Earlier this week, the bitcoin community was shocked when an anonymous person drained a digital wallet containing approximately $1 billion in bitcoin, believed to be proceeds from the now-shuttered dark web drug marketplace Silk Road. Now, those responsible for cleaning up the funds have exposed themselves: it was the US government.
On Thursday, the Department of Justice revealed that as part of a civil forfeiture case targeting the Silk Road, it had seized the wallet’s contents. With the support of an unnamed hacker, whose identity is known to the government but who is merely referred to in court records as “Individual X,” the government said it retrieved approximately 70,000 bitcoins.

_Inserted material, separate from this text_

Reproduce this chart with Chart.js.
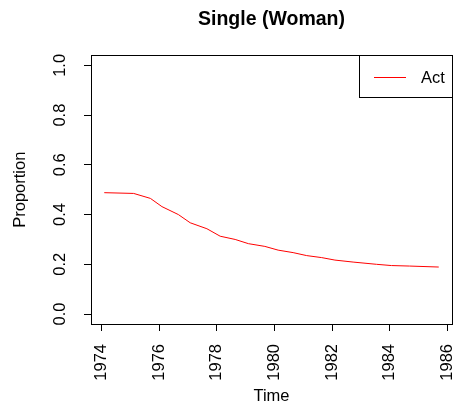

‘Individual X’ allegedly hacked the payments system of the Silk Road sometime in 2012 or 2013. The government claims that Ross Ulbricht, the founder of the Silk Road, who is currently serving a double life sentence plus 40 years for his work on the site, “threatened Individual X for the return of the cryptocurrency,” but unknown hacker refused. Individual X agreed to forfeit the bitcoin to the United States government on November 3rd and helped transfer the money. It’s unclear if Individual X has been arrested or how their cooperation was attained.
The operation was praised by US Attorney David L. Anderson in a press release as a major achievement for the government. “The Silk Road was the most notorious criminal online marketplace of its day,” Anderson said. The successful prosecution of the founder of the Silk Road in 2015 left a billion-dollar question open. Where has the money gone? Today’s forfeiture complaint answers this open question at least in part. $1 billion of these criminal proceeds are now in the United States’ possession.”
The Department of Justice said Silk Road was “the most sophisticated and extensive criminal marketplace” on the internet functioning between 2011 and 2013 until it was taken offline by the FBI. The US government estimates that during this time, the website generated about 600,000 bitcoins in commissions. When Ulbricht was arrested and the website shut down in October 2013, about 175,000 of them were seized.
The Justice Department did not say what it wants to do with the $1 billion in newly seized bitcoins, but it has auctioned off similar hauls of cryptocurrency in the past. Such sales are processed like any other civil forfeiture, reports The Wall Street Journal, with profits kept by the agency and added to its budget.